Just a little bit of “trivia”, one of my best friend’s parents are of “mixed” faith tradition. His father is Russian Orthodox, the mother is Roman Catholic…they “compromised” and both now attend an Episcopal Church most Sundays. They attend Easter and Christmas at the RCC and Pascha and Orthodox Xmas(Epiphany?) at the ROC.

All the children are baptized as Episcopalians, all the children have been catechised in both the RCC and ROC…and told to make their own choices now as adults.


#16

I hate to say this, but this is not acceptable to the Orthodox Church. Attending services in a heterodox church is unacceptable, in this case would mean automatic excommunication for the Orthodox spouse and I’m not sure how the Catholics would handle this. Having your children baptized by the heterodox is another serious sin and would again be an automatic excommuncation. Orthodox parents are under full obligation to raise their children in the Church, no expections ever. You could marry a Roman Catholic in the Orthodox Church as the RC baptism is acceptable. However, an Orthodox Christian is required to attend Othordox services and raise their children in the Church. So this isn’t a compromise, as far as the Orthodox Church is concerned this person has left the Church. He would have to cease these practices, confess these serious sins, and perform the required pentence (probably a number of years of excommunication) and only then could he receive the Eucharst in the Church.


#17

People can give anecdotal stories of mixed marriage that worked. It does not change the Church’s teaching on the subject or the very real peril to one’s soul and the soul of one’s children if one chooses to enter into one.


#18

:blessyou:


#19

What warning do they give italian girls about marrying Muslims?

The main reason I can think for this would be that in Islam is it simply accepted that all children will be raised Isalmic. She had to promise or at least accept this.

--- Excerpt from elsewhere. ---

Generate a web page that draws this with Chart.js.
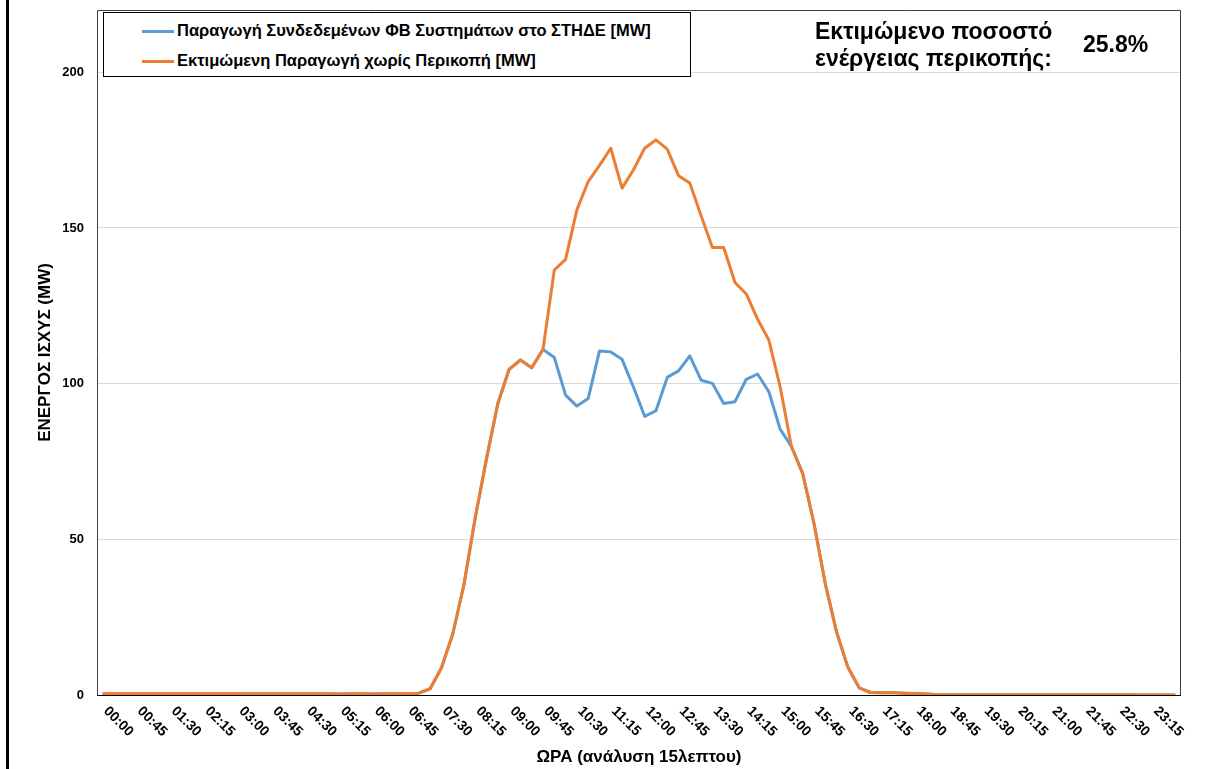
<!DOCTYPE html>
<html>
<head>
<meta charset="utf-8">
<script src="https://cdn.jsdelivr.net/npm/chart.js@4"></script>
<style>
  body { margin: 0; background: #fff; font-family: "Liberation Sans", Arial, sans-serif; }
  #wrap { position: relative; width: 1205px; height: 769px; overflow: hidden; }
  #frameLine { position: absolute; left: 6px; top: 0; width: 3px; height: 769px; background: #000; }
  #legendBox { position: absolute; left: 103px; top: 12px; width: 586px; height: 63px;
    border: 1px solid #000; background: #fff; font-weight: bold; font-size: 16.5px; }
  .legItem { position: absolute; left: 38px; height: 20px; line-height: 20px; white-space: nowrap; }
  .legItem span.swatch { display: inline-block; width: 32px; height: 3px; vertical-align: middle; margin-right: 3px; }
  #note { position: absolute; left: 815px; top: 18px; font-weight: bold; font-size: 23px; line-height: 27px; }
  #pct { position: absolute; left: 1083px; top: 31px; font-weight: bold; font-size: 23px; }
</style>
</head>
<body>
<div id="wrap">
  <canvas id="chart" width="1205" height="769"></canvas>
  <div id="frameLine"></div>
  <div id="legendBox"></div>
  <div id="note">Εκτιμώμενο ποσοστό<br>ενέργειας περικοπής:</div>
  <div id="pct">25.8%</div>
</div>
<script>
const times = [
  "00:00","00:15","00:30","00:45","01:00","01:15","01:30","01:45",
  "02:00","02:15","02:30","02:45","03:00","03:15","03:30","03:45",
  "04:00","04:15","04:30","04:45","05:00","05:15","05:30","05:45",
  "06:00","06:15","06:30","06:45","07:00","07:15","07:30","07:45",
  "08:00","08:15","08:30","08:45","09:00","09:15","09:30","09:45",
  "10:00","10:15","10:30","10:45","11:00","11:15","11:30","11:45",
  "12:00","12:15","12:30","12:45","13:00","13:15","13:30","13:45",
  "14:00","14:15","14:30","14:45","15:00","15:15","15:30","15:45",
  "16:00","16:15","16:30","16:45","17:00","17:15","17:30","17:45",
  "18:00","18:15","18:30","18:45","19:00","19:15","19:30","19:45",
  "20:00","20:15","20:30","20:45","21:00","21:15","21:30","21:45",
  "22:00","22:15","22:30","22:45","23:00","23:15","23:30","23:45"
];

// labels shown under the axis (every 45 minutes)
const tickLabels = [
  "00:00","00:45","01:30","02:15","03:00","03:45","04:30","05:15",
  "06:00","06:45","07:30","08:15","09:00","09:45","10:30","11:15",
  "12:00","12:45","13:30","14:15","15:00","15:45","16:30","17:15",
  "18:00","18:45","19:30","20:15","21:00","21:45","22:30","23:15"
];

const yTicks = [0, 50, 100, 150, 200];

const seriesNames = [
  "Παραγωγή Συνδεδεμένων ΦΒ Συστημάτων στο ΣΤΗΔΕ [MW]",
  "Εκτιμώμενη Παραγωγή χωρίς Περικοπή [MW]"
];

// connected PV production (curtailed)
const pvActual = [
  0.5,0.5,0.5,0.5,0.5,0.5,0.5,0.5, 0.5,0.5,0.5,0.5,0.5,0.4,0.4,0.4,
  0.4,0.4,0.4,0.4,0.4,0.3,0.4,0.4, 0.3,0.4,0.4,0.5,0.6,2.0,8.7,19.5,
  35.5,57.0,76.0,93.6,104.6,107.6,105.1,111.0, 108.4,96.3,92.8,95.2,110.5,110.2,107.8,99.0,
  89.5,91.3,102.0,104.1,108.9,101.1,100.1,93.6, 94.2,101.4,103.1,97.4,85.4,79.8,71.1,55.0,
  35.7,20.2,8.9,2.3,0.8,0.7,0.7,0.6, 0.5,0.3,0.1,0.1,0.1,0.1,0.1,0.1,
  0.1,0.1,0.1,0.1,0.1,0.1,0.1,0.1, 0.1,0.1,0.1,0.1,0.0,0.0,0.0,0.0
];

// estimated production without curtailment
const pvEstimated = [
  0.5,0.5,0.5,0.5,0.5,0.5,0.5,0.5, 0.5,0.5,0.5,0.5,0.5,0.4,0.4,0.4,
  0.4,0.4,0.4,0.4,0.4,0.3,0.4,0.4, 0.3,0.4,0.4,0.5,0.6,2.0,8.7,19.5,
  35.5,57.0,76.0,93.6,104.6,107.6,105.1,111.0, 136.5,139.9,155.8,164.9,170.1,175.6,162.8,168.6,
  175.6,178.3,175.3,166.8,164.4,153.9,143.7,143.7, 132.5,128.8,120.7,114.0,99.0,79.8,71.1,55.0,
  35.7,20.2,8.9,2.3,0.8,0.7,0.7,0.6, 0.5,0.3,0.1,0.1,0.1,0.1,0.1,0.1,
  0.1,0.1,0.1,0.1,0.1,0.1,0.1,0.1, 0.1,0.1,0.1,0.1,0.0,0.0,0.0,0.0
];

const colors = ['#5B9BD5', '#ED7D31'];

// legend (html box inside the plot area)
const legendBox = document.getElementById('legendBox');
seriesNames.forEach((name, i) => {
  const item = document.createElement('div');
  item.className = 'legItem';
  item.style.top = (7 + i * 30) + 'px';
  item.innerHTML = '<span class="swatch" style="background:' + colors[i] + '"></span>' + name;
  legendBox.appendChild(item);
});

const FONT = '"Liberation Sans", Arial, sans-serif';

const plotDecor = {
  id: 'plotDecor',
  beforeDatasetsDraw(chart) {
    const { ctx, chartArea } = chart;
    const { left, top, right, bottom } = chartArea;
    ctx.save();
    ctx.strokeStyle = '#404040';
    ctx.lineWidth = 1;
    ctx.beginPath();
    ctx.moveTo(left + 0.5, bottom);
    ctx.lineTo(left + 0.5, top + 0.5);
    ctx.lineTo(right - 0.5, top + 0.5);
    ctx.lineTo(right - 0.5, bottom);
    ctx.stroke();
    ctx.strokeStyle = '#000';
    ctx.beginPath();
    ctx.moveTo(left, bottom + 0.5);
    ctx.lineTo(right, bottom + 0.5);
    ctx.stroke();
    ctx.restore();
  },
  afterDraw(chart) {
    const { ctx, chartArea, scales: { x } } = chart;
    ctx.save();
    ctx.font = 'bold 14px ' + FONT;
    ctx.fillStyle = '#000';
    ctx.textAlign = 'left';
    ctx.textBaseline = 'middle';
    tickLabels.forEach(lab => {
      const px = x.getPixelForValue(times.indexOf(lab));
      ctx.save();
      ctx.translate(px + 3, chartArea.bottom + 14);
      ctx.rotate(Math.PI / 4);
      ctx.fillText(lab, 0, 0);
      ctx.restore();
    });
    ctx.restore();
  }
};

const ctx = document.getElementById('chart').getContext('2d');
new Chart(ctx, {
  type: 'line',
  data: {
    labels: times,
    datasets: [
      {
        label: seriesNames[1],
        data: pvEstimated,
        borderColor: colors[1],
        borderWidth: 3,
        pointRadius: 0,
        tension: 0,
        borderJoinStyle: 'round',
        order: 0
      },
      {
        label: seriesNames[0],
        data: pvActual,
        borderColor: colors[0],
        borderWidth: 3,
        pointRadius: 0,
        tension: 0,
        borderJoinStyle: 'round',
        order: 1
      }
    ]
  },
  options: {
    responsive: false,
    animation: false,
    devicePixelRatio: 1,
    layout: { padding: { left: 0, top: 10, right: 24, bottom: 0 } },
    plugins: { legend: { display: false }, tooltip: { enabled: false } },
    scales: {
      x: {
        offset: true,
        grid: { display: false, drawTicks: false },
        border: { display: false },
        ticks: { display: false },
        title: {
          display: true,
          text: 'ΩΡΑ (ανάλυση 15λεπτου)',
          color: '#000',
          font: { family: FONT, size: 17, weight: 'bold' },
          padding: { top: 0, bottom: 1 }
        },
        afterFit(scale) { scale.height = 74; }
      },
      y: {
        min: 0,
        max: 220,
        bounds: 'data',
        grid: { color: '#d9d9d9', lineWidth: 1, drawTicks: false },
        border: { display: false },
        ticks: {
          padding: 13,
          color: '#000',
          font: { family: FONT, size: 13, weight: 'bold' }
        },
        afterBuildTicks(scale) { scale.ticks = yTicks.map(v => ({ value: v })); },
        title: {
          display: true,
          text: 'ΕΝΕΡΓΟΣ ΙΣΧΥΣ (MW)',
          color: '#000',
          font: { family: FONT, size: 17, weight: 'bold' },
          padding: { top: 35, bottom: 0 }
        },
        afterFit(scale) {
          scale.width = 97;
          scale.paddingTop = 0;
          scale.paddingBottom = 0;
        }
      }
    }
  },
  plugins: [plotDecor]
});
</script>
</body>
</html>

Under islamic law (if they move to a muslim country) he can still marry 3 more women, if he divorces her she cannot have custody of her children because she is not a muslim, she cannot inherit anything from him as all assests must follow the Muslim line. There is a long list of discriminations like this that Isalm holds against non-Muslims… including non-Muslim wives.

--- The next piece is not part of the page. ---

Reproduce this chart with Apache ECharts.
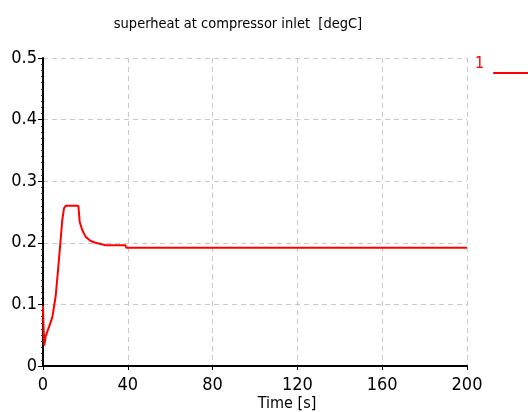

Further a Muslim woman cannot marry a non-Muslim man, period. It is apostacy. Hence the misguided mercy killings we see when some Muslim girls make the grave mistake of wanting to date/court or marry a non-Muslim man.

IMHO, it is a form of aprthied that goes along with the all the aparthied type Islamic laws.

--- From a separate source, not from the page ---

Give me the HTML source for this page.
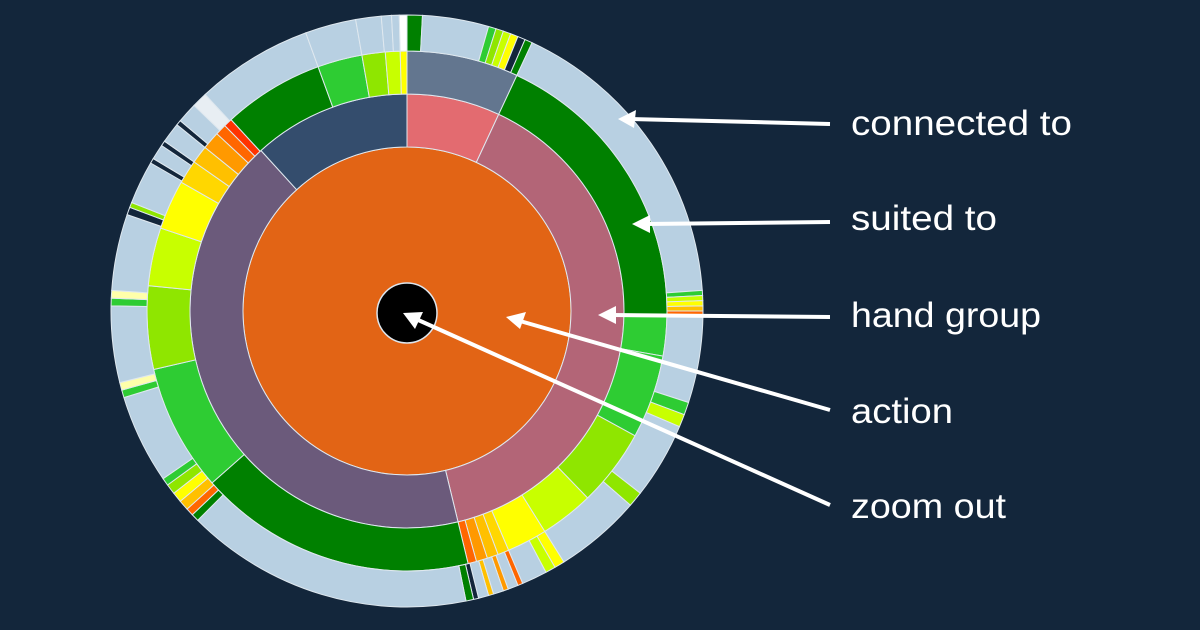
<!DOCTYPE html>
<html><head><meta charset="utf-8"><style>
html,body{margin:0;padding:0;background:#13263b;width:1200px;height:630px;overflow:hidden}
svg{display:block}
text{font-family:"Liberation Sans",sans-serif;font-size:35px;fill:#ffffff}
</style></head><body>
<svg id="s" width="1200" height="630" viewBox="0 0 1200 630">
<rect width="1200" height="630" fill="#13263b"/>
<circle cx="407" cy="311" r="164" fill="#e26415" stroke="#dfe8ef" stroke-width="1"/>
<g id="g"></g>
<circle cx="407" cy="313" r="30" fill="#000" stroke="#dde6ee" stroke-width="1.5"/>
<g stroke="#fff" stroke-width="4" fill="none">
<line x1="830" y1="124" x2="632" y2="119"/>
<line x1="830" y1="222" x2="646" y2="224"/>
<line x1="830" y1="317" x2="612" y2="315"/>
<line x1="830" y1="410" x2="520" y2="321"/>
<line x1="830" y1="505" x2="416" y2="319"/>
</g>
<g fill="#fff">
<polygon points="618,119 636,110 634,128"/>
<polygon points="632,224 650,215 650,233"/>
<polygon points="598,315 616,306 616,324"/>
<polygon points="506,317 526,312 520,329"/>
<polygon points="403,313 423,312 415,329"/>
</g>
<text x="851" y="135" textLength="221" lengthAdjust="spacingAndGlyphs">connected to</text>
<text x="851" y="230" textLength="146" lengthAdjust="spacingAndGlyphs">suited to</text>
<text x="851" y="327" textLength="190" lengthAdjust="spacingAndGlyphs">hand group</text>
<text x="851" y="423" textLength="102" lengthAdjust="spacingAndGlyphs">action</text>
<text x="851" y="518" textLength="155" lengthAdjust="spacingAndGlyphs">zoom out</text>
</svg>
<script>
var cx=407,cy=311,g=document.getElementById('g'),NS='http://www.w3.org/2000/svg';
function pt(r,a){a=a*Math.PI/180;return [cx+r*Math.sin(a),cy-r*Math.cos(a)];}
function arc(r0,r1,a0,a1,c,sc){
 var p=document.createElementNS(NS,'path');var L=(a1-a0)>180?1:0;
 var A=pt(r1,a0),B=pt(r1,a1),C=pt(r0,a1),D=pt(r0,a0);
 p.setAttribute('d','M'+A+'A'+r1+','+r1+' 0 '+L+' 1 '+B+'L'+C+'A'+r0+','+r0+' 0 '+L+' 0 '+D+'Z');
 p.setAttribute('fill',c);p.setAttribute('stroke',sc||'#dfe8ef');p.setAttribute('stroke-width','1');g.appendChild(p);}
arc(164,217,0,25,'#e36b70');arc(164,217,25,166.4,'#b36577');arc(164,217,166.4,317.7,'#6b5a7b');arc(164,217,317.7,360,'#344d6d');
var r2=[[0,25,'#63768f'],[25,91,'#008000'],[91,100,'#2ecc33'],[100,118.7,'#2ecc33'],[118.7,136,'#8fe600'],[136,148,'#c8ff00'],[148,157,'#ffff00'],[157,159.5,'#ffd700'],[159.5,162,'#ffc000'],[162,164.5,'#ff9900'],[164.5,166.4,'#ff6600'],[166.4,228.6,'#008000'],[228.6,257,'#2ecc33'],[257,275.6,'#8fe600'],[275.6,288.6,'#c8ff00'],[288.6,299.7,'#ffff00'],[299.7,305,'#ffd700'],[305,309,'#ffc000'],[309,313,'#ff9900'],[313,315.5,'#ff6600'],[315.5,317.4,'#ff3300'],[317.4,340,'#008000'],[340,350,'#2ecc33'],[350,355.2,'#8fe600'],[355.2,358.5,'#c8ff00'],[358.5,360,'#ffff00']];
r2.forEach(function(s){arc(217,260,s[0],s[1],s[2]);});
var lb='#b8d0e2';
var r3=[[0,3,'#008000'],[3,16,lb],[16,17.5,'#2ecc33'],[17.5,19,'#8fe600'],[19,20.5,'#c8ff00'],[20.5,22,'#ffff00'],[22,23.5,'#13263b'],[23.5,25,'#008000'],[25,86,lb],[86,87,'#2ecc33'],[87,88,'#c8ff00'],[88,89,'#ffff00'],[89,90,'#ffc000'],[90,91,'#ff6600'],[91,108,lb],[108,110.5,'#2ecc33'],[110.5,113,'#c8ff00'],[113,128,lb],[128,131,'#8fe600'],[131,148,lb],[148,150,'#ffff00'],[150,152,'#c8ff00'],[152,157,lb],[157,158,'#ff6600'],[158,160,lb],[160,161,'#ff9900'],[161,163,lb],[163,164,'#ffc000'],[164,166,lb],[166,167,'#13263b'],[167,168.5,'#008000'],[168.5,225,lb],[225,226.5,'#008000'],[226.5,228,'#ff6600'],[228,230,'#ffc000'],[230,232,'#ffff00'],[232,234,'#8fe600'],[234,235.5,'#2ecc33'],[235.5,253,lb],[253,254.5,'#2ecc33'],[254.5,256,'#ffffaa'],[256,271,lb],[271,272.5,'#2ecc33'],[272.5,274,'#ffffaa'],[274,289,lb],[289,290.5,'#13263b'],[290.5,291.5,'#8fe600'],[291.5,300,lb],[300,301,'#13263b'],[301,304,lb],[304,305,'#13263b'],[305,309,lb],[309,310,'#13263b'],[310,314,lb],[314,317,'#e8eef3'],[317,340,lb],[340,350,lb],[350,355,lb],[355,357,lb],[357,358.5,lb],[358.5,360,'#ffffff']];
r3.forEach(function(s){arc(260,296,s[0],s[1],s[2]);});
</script>
</body></html>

One of my neices married a Muslim. She was a cradle Catholic who was promissed that she did not need to convert. Her family was not allowed at the marriage ceremony… not even her mother and father, because they are catholic and hence infidels. Why she would insult her family this way I have no idea. Learning this I refused to go to the reception/dinner.

Of course over time she has converted to Islam.


#20

I am Roman Catholic and my husband is Byzantine Catholic. The Byzantine Catholics are in communion with Rome. We attend mass in either Church. There are Byzantine priests and Bishops who serive in the Vatican.